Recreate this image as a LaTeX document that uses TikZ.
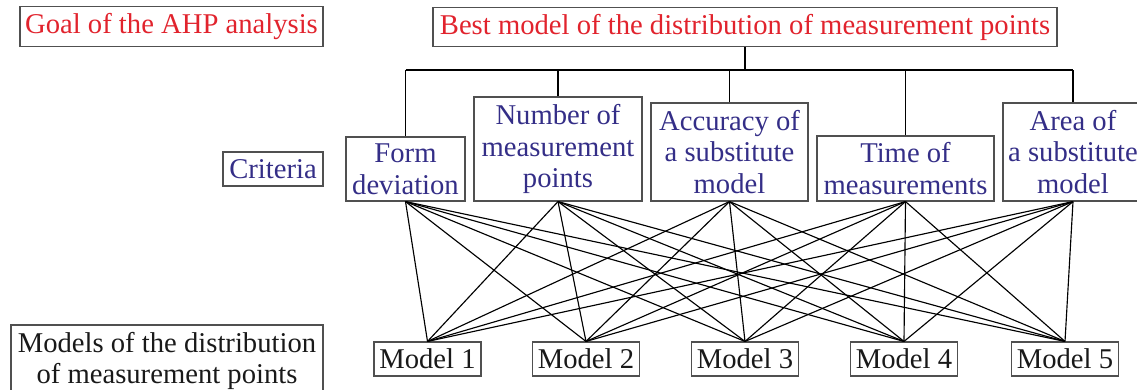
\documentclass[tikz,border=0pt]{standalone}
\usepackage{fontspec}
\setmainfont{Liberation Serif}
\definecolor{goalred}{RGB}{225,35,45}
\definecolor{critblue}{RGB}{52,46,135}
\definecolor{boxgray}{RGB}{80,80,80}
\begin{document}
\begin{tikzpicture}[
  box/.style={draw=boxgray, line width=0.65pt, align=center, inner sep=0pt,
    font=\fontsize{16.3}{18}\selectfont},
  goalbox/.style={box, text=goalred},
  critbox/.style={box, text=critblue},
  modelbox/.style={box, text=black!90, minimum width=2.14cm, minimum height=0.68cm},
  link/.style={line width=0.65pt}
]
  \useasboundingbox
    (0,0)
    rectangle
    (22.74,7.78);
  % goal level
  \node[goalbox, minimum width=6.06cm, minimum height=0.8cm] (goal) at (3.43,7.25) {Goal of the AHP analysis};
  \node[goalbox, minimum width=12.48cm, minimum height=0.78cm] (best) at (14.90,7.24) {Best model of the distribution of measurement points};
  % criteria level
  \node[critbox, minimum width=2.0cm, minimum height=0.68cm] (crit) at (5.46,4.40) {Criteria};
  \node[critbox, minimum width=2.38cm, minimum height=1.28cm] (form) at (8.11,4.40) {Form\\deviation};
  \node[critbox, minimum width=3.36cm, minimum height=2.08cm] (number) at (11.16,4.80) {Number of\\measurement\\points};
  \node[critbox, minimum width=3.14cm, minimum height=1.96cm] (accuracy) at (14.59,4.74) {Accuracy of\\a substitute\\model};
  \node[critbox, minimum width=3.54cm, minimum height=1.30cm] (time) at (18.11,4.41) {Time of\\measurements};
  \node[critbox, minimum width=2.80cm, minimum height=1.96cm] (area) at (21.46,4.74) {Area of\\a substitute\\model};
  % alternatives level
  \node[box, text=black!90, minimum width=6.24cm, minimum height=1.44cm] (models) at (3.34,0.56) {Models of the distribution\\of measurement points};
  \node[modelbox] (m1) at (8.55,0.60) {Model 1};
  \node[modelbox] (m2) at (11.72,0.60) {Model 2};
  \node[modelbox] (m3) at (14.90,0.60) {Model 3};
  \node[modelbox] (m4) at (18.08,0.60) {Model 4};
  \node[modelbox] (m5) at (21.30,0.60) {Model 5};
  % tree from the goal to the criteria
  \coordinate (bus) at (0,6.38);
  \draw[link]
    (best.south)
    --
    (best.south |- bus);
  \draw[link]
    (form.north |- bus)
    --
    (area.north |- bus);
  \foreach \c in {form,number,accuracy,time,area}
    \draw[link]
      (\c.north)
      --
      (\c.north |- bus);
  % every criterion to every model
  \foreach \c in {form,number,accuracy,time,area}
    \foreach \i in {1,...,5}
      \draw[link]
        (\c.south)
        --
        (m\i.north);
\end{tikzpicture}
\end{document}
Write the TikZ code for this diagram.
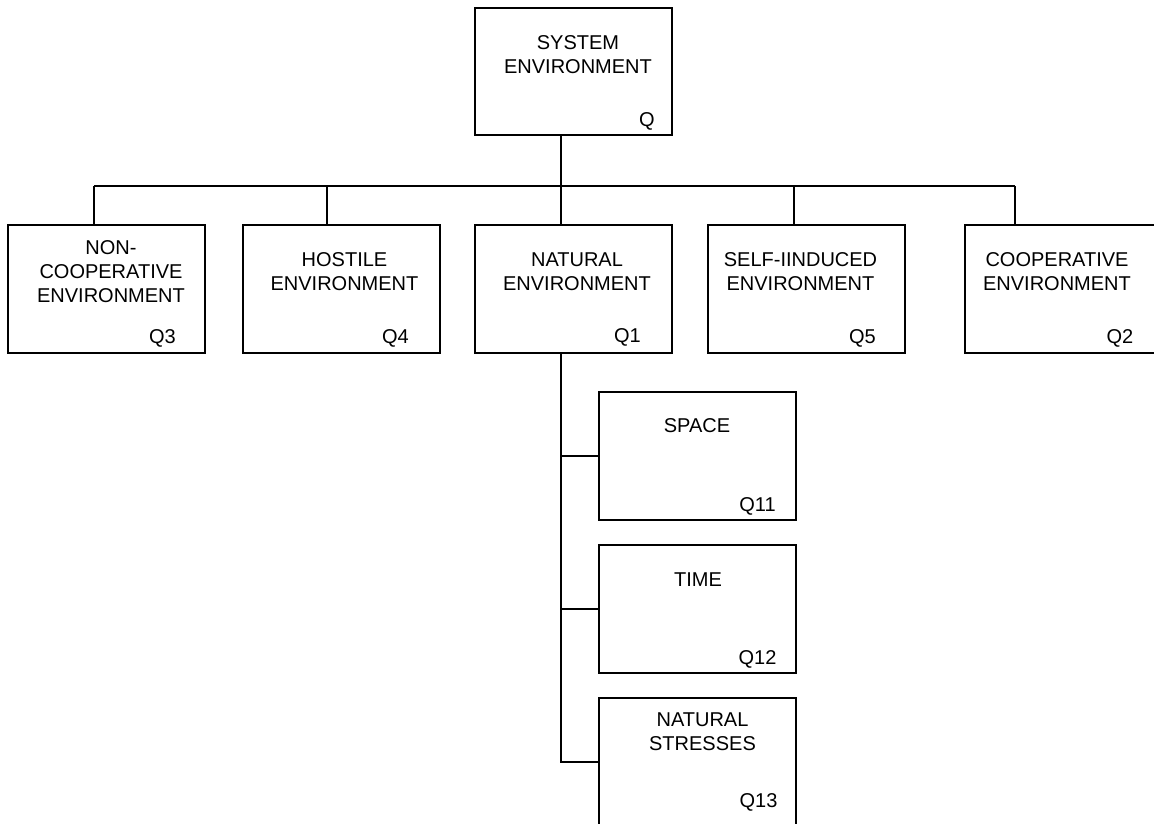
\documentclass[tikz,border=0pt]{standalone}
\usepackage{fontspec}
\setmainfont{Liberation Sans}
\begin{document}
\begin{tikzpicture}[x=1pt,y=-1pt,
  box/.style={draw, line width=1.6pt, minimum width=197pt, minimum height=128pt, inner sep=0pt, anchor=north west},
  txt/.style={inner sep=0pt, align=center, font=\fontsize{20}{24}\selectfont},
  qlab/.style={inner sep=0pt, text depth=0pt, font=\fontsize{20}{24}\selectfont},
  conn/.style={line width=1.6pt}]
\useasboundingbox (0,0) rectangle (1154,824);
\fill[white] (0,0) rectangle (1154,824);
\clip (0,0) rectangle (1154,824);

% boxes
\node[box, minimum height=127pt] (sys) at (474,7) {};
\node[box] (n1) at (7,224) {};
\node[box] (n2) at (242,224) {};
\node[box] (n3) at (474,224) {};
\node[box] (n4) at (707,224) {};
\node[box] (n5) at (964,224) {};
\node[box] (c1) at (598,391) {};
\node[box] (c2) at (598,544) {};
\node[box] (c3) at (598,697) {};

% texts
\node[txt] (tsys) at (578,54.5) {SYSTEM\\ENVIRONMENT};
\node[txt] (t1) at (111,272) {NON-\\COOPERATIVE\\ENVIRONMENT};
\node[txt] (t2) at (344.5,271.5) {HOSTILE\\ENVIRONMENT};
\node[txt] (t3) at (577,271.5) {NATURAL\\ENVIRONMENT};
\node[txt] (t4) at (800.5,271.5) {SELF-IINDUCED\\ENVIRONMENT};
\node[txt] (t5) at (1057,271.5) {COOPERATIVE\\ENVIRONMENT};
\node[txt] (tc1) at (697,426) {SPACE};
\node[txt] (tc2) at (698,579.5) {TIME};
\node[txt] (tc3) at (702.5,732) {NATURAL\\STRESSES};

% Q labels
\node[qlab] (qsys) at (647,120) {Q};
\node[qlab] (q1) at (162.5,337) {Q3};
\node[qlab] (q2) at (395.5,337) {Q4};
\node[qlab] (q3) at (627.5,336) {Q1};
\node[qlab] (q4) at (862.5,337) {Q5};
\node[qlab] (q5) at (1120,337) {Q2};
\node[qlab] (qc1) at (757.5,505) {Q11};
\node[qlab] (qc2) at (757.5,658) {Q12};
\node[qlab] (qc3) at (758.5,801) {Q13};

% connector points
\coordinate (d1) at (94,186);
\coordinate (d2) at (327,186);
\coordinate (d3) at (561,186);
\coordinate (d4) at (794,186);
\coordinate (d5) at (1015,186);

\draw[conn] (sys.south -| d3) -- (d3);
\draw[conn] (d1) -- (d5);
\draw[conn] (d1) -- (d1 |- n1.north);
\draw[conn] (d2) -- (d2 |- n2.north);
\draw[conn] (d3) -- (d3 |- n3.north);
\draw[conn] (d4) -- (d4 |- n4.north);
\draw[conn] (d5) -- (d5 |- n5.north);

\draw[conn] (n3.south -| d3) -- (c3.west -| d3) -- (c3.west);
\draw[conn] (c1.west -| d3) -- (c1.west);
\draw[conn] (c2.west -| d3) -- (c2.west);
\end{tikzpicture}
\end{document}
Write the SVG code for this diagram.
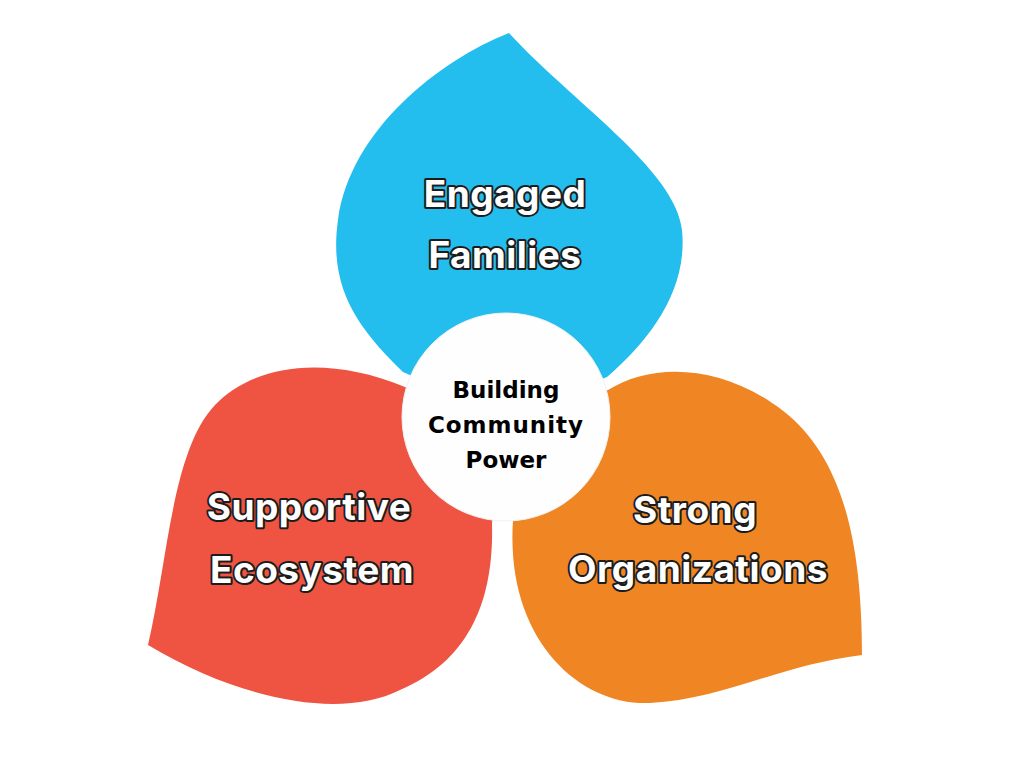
◇ ◇ ◇ ◇ ◇ ◇ ◇
◆ **EXERCISE**
Start at the line with "Write the TikZ code for this diagram.", stop at the line with "(c3) at (598,697)", both lines included, and repeat that span exactly without its pictures.

◆ **THE RESPONSE**
Write the TikZ code for this diagram.
\documentclass[tikz,border=0pt]{standalone}
\usepackage{fontspec}
\setmainfont{Liberation Sans}
\begin{document}
\begin{tikzpicture}[x=1pt,y=-1pt,
  box/.style={draw, line width=1.6pt, minimum width=197pt, minimum height=128pt, inner sep=0pt, anchor=north west},
  txt/.style={inner sep=0pt, align=center, font=\fontsize{20}{24}\selectfont},
  qlab/.style={inner sep=0pt, text depth=0pt, font=\fontsize{20}{24}\selectfont},
  conn/.style={line width=1.6pt}]
\useasboundingbox (0,0) rectangle (1154,824);
\fill[white] (0,0) rectangle (1154,824);
\clip (0,0) rectangle (1154,824);

% boxes
\node[box, minimum height=127pt] (sys) at (474,7) {};
\node[box] (n1) at (7,224) {};
\node[box] (n2) at (242,224) {};
\node[box] (n3) at (474,224) {};
\node[box] (n4) at (707,224) {};
\node[box] (n5) at (964,224) {};
\node[box] (c1) at (598,391) {};
\node[box] (c2) at (598,544) {};
\node[box] (c3) at (598,697) {};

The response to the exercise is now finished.